• [Exercise instructions]
Among the entries that follow, locate the line with "Write a web" and the line with "const chart = echarts.init(document.getElementById('main'))". Output those lines and all lines in between, exactly, minus the pictures.

• [Provided information]

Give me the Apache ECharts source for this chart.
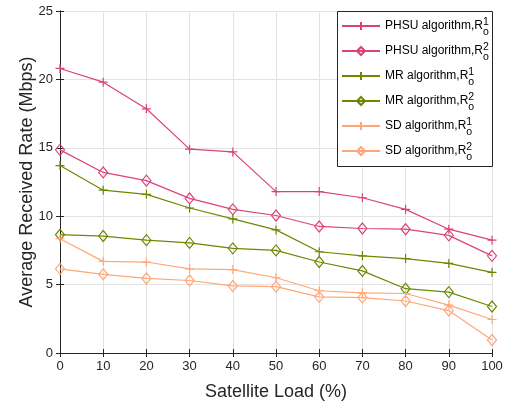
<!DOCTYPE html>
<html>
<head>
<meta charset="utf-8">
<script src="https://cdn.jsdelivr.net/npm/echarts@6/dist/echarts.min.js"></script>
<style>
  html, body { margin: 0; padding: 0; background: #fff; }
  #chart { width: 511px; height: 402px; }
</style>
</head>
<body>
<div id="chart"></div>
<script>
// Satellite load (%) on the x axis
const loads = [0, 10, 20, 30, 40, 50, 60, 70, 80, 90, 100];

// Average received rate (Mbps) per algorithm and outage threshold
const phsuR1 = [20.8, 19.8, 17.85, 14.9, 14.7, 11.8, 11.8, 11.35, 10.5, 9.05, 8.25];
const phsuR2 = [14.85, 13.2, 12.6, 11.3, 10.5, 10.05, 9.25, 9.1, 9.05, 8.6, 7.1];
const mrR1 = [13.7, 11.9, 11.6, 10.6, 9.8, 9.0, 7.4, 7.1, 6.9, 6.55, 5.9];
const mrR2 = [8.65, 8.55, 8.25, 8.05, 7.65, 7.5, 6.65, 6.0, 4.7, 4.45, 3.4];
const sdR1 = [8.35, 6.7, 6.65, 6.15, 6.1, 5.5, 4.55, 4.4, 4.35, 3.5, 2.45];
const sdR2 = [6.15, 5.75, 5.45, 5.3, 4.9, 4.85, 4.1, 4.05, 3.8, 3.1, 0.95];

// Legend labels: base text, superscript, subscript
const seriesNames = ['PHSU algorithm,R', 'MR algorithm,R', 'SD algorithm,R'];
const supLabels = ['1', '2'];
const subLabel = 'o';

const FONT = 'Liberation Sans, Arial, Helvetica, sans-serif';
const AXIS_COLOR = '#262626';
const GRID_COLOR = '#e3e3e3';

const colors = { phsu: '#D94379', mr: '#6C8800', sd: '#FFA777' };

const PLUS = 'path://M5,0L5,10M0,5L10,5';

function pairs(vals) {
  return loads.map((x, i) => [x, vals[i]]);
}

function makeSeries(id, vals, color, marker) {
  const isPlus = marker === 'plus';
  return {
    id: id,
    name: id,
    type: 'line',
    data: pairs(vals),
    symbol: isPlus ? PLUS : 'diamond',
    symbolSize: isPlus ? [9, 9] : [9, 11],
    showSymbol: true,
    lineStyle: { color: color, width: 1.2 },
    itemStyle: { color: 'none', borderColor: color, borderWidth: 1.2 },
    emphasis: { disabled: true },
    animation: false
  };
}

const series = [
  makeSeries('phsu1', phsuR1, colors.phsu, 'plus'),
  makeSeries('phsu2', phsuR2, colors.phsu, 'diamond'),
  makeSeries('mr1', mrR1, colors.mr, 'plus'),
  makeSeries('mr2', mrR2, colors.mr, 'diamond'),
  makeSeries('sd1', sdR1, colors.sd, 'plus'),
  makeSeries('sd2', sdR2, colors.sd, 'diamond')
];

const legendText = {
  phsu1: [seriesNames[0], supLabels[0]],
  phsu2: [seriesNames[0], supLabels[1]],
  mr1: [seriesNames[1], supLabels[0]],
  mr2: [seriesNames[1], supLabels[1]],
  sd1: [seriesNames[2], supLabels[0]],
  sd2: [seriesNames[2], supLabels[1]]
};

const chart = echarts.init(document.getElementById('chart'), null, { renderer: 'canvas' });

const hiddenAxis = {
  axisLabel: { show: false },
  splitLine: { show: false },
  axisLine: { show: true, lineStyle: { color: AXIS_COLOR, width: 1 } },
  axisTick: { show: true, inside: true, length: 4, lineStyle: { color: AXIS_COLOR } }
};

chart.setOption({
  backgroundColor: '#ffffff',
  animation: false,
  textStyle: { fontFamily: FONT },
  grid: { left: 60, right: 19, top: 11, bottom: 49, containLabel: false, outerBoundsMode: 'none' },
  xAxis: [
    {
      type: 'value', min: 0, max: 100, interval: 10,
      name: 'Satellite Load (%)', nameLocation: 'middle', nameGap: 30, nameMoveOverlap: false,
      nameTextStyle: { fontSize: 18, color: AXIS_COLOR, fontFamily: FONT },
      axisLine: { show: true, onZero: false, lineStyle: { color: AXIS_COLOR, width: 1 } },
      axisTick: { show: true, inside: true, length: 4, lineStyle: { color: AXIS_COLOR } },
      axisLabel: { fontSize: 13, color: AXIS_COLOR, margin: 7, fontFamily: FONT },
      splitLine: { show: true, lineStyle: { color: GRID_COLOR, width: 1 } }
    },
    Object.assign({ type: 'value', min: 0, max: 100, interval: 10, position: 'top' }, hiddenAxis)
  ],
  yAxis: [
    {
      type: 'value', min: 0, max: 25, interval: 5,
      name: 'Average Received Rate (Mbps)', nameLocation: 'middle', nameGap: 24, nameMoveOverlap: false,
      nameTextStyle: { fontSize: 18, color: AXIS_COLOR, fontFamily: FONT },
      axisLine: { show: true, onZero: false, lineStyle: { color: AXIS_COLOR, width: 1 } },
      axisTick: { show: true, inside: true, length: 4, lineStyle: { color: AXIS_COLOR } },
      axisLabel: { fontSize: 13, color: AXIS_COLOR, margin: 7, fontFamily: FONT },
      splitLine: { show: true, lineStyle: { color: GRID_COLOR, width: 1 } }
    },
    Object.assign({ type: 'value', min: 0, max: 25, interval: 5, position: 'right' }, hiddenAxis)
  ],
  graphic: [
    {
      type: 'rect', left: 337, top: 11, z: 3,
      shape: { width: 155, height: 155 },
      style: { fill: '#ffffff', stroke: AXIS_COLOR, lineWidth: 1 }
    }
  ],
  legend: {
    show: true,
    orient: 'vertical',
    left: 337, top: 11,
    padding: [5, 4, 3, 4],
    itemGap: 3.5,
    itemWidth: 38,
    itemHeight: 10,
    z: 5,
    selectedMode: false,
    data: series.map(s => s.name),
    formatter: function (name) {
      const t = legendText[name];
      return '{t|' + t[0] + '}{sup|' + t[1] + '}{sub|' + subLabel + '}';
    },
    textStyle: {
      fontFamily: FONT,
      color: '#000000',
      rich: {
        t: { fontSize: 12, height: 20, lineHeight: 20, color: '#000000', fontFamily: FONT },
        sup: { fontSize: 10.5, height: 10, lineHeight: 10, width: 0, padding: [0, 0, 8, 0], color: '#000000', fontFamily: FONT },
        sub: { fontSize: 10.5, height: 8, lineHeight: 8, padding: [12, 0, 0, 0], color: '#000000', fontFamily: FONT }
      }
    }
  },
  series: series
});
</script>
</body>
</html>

* * *

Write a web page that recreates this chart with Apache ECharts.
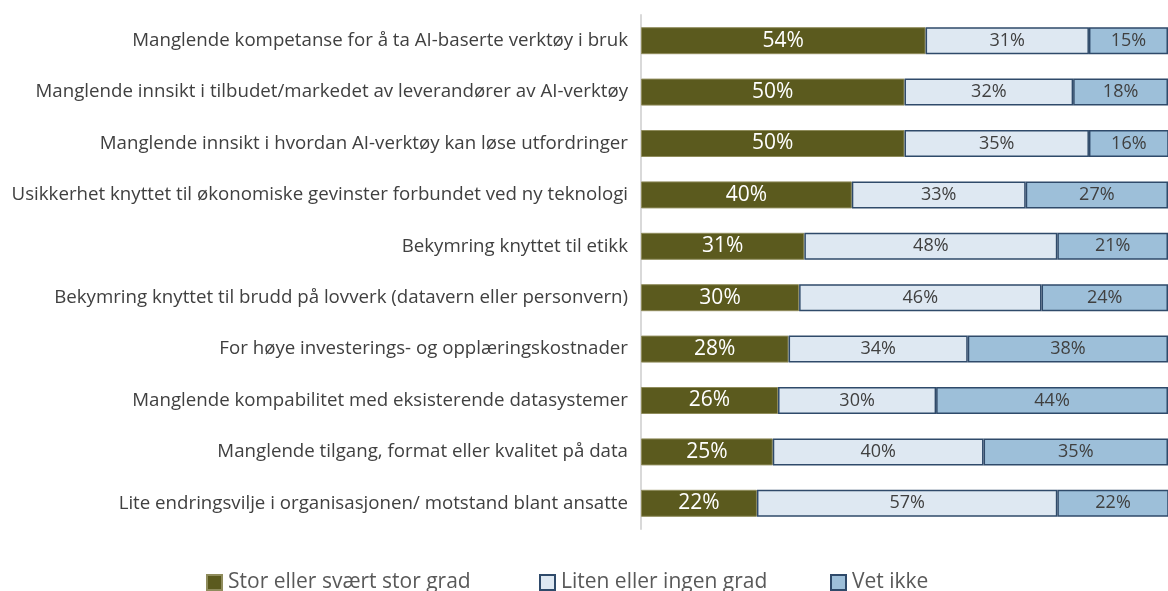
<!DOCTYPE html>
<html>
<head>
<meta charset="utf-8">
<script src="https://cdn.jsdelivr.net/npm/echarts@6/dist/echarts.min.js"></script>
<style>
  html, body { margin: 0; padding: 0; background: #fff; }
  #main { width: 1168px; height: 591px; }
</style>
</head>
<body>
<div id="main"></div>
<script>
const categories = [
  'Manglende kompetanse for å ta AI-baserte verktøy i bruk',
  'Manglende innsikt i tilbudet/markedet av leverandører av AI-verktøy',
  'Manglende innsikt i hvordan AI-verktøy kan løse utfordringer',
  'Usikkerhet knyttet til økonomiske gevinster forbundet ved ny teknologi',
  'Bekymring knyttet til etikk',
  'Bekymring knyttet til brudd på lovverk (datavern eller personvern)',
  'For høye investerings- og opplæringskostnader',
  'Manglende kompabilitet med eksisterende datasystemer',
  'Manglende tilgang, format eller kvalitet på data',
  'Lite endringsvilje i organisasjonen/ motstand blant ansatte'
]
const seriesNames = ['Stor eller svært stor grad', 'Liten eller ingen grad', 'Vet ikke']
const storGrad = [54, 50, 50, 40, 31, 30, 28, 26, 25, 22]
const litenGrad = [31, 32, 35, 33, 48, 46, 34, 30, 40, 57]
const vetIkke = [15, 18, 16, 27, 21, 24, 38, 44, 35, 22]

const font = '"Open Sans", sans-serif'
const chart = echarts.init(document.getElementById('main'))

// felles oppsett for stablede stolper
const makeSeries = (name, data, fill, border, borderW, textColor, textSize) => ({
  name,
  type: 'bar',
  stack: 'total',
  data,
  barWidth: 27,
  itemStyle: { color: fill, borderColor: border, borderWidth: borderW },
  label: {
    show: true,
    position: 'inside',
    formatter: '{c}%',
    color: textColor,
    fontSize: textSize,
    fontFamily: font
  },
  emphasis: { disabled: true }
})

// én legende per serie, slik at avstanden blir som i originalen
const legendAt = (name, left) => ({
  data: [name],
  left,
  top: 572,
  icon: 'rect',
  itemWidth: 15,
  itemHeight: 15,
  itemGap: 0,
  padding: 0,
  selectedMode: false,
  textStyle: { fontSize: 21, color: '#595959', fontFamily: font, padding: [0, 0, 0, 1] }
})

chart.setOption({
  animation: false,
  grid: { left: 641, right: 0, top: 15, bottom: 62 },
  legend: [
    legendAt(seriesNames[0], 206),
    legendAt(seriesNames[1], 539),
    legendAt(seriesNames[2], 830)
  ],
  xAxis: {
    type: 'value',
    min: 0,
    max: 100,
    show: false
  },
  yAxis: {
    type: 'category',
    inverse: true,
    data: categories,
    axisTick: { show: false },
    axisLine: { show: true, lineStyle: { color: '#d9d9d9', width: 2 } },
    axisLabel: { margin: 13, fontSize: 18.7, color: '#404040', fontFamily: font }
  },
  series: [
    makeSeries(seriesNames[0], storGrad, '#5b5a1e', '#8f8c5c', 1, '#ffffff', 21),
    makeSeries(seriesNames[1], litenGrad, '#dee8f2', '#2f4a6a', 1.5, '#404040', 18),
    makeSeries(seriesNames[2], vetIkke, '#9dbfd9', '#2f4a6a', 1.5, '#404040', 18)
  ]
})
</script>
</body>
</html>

...

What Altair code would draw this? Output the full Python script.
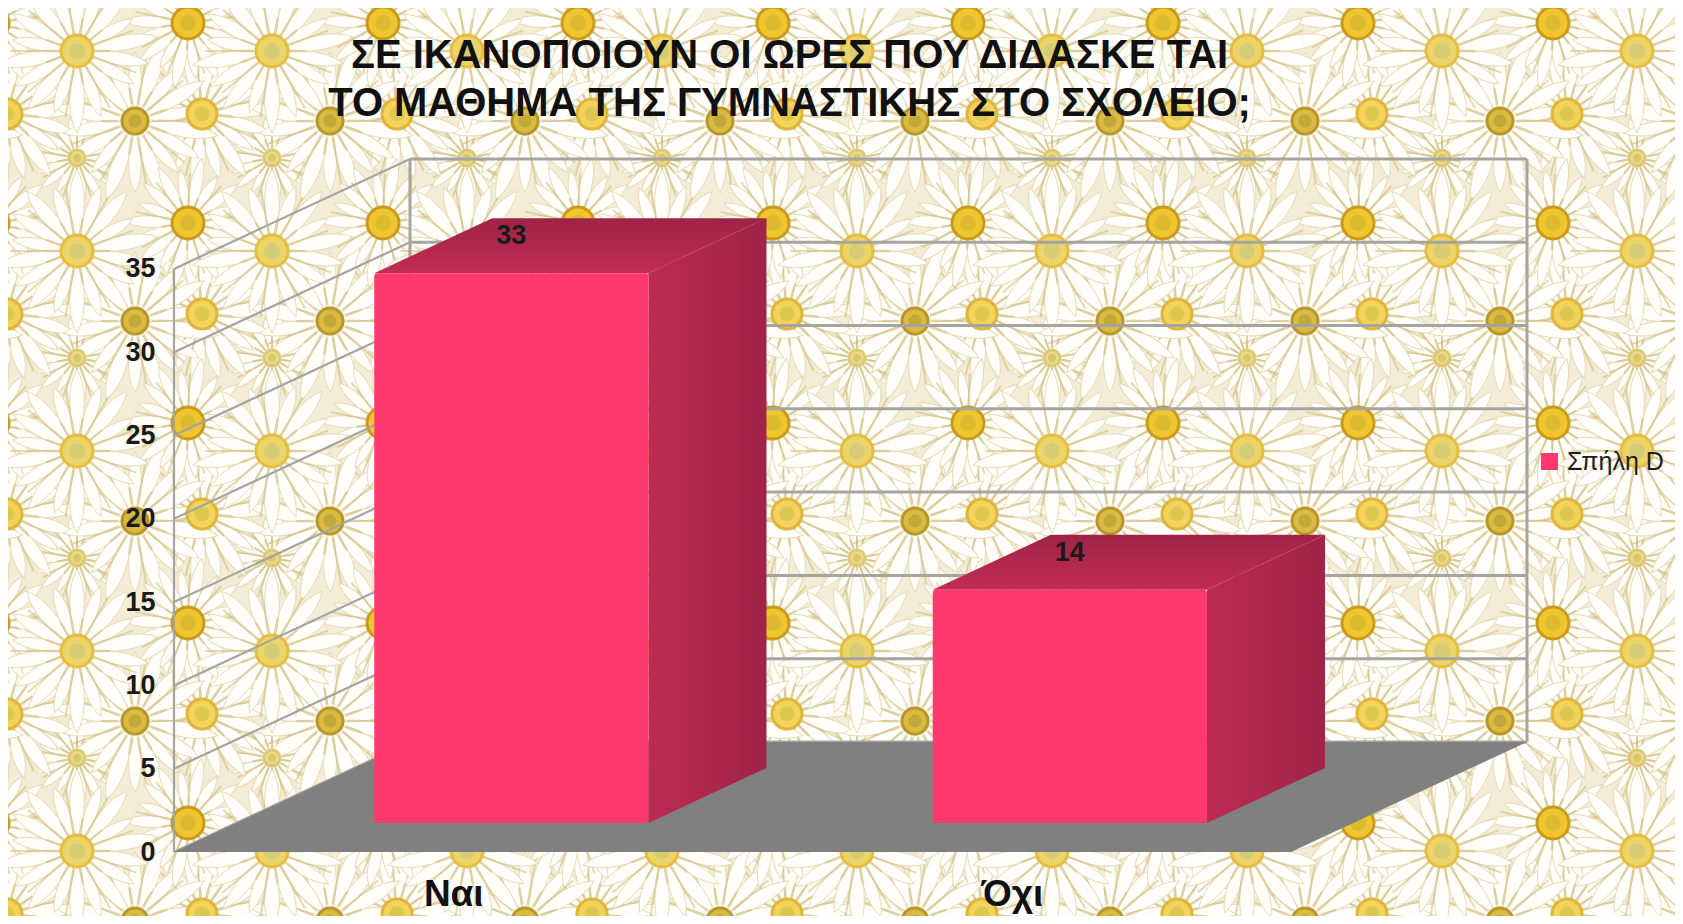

• [Task answer]
Write a web page that recreates this chart with Apache ECharts.
<!DOCTYPE html>
<html>
<head>
<meta charset="utf-8">
<script src="https://cdn.jsdelivr.net/npm/echarts@6/dist/echarts.min.js"></script>
<style>
  html, body { margin: 0; padding: 0; background: #fff; }
  #main { width: 1168px; height: 591px; }
</style>
</head>
<body>
<div id="main"></div>
<script>
const categories = [
  'Manglende kompetanse for å ta AI-baserte verktøy i bruk',
  'Manglende innsikt i tilbudet/markedet av leverandører av AI-verktøy',
  'Manglende innsikt i hvordan AI-verktøy kan løse utfordringer',
  'Usikkerhet knyttet til økonomiske gevinster forbundet ved ny teknologi',
  'Bekymring knyttet til etikk',
  'Bekymring knyttet til brudd på lovverk (datavern eller personvern)',
  'For høye investerings- og opplæringskostnader',
  'Manglende kompabilitet med eksisterende datasystemer',
  'Manglende tilgang, format eller kvalitet på data',
  'Lite endringsvilje i organisasjonen/ motstand blant ansatte'
]
const seriesNames = ['Stor eller svært stor grad', 'Liten eller ingen grad', 'Vet ikke']
const storGrad = [54, 50, 50, 40, 31, 30, 28, 26, 25, 22]
const litenGrad = [31, 32, 35, 33, 48, 46, 34, 30, 40, 57]
const vetIkke = [15, 18, 16, 27, 21, 24, 38, 44, 35, 22]

const font = '"Open Sans", sans-serif'
const chart = echarts.init(document.getElementById('main'))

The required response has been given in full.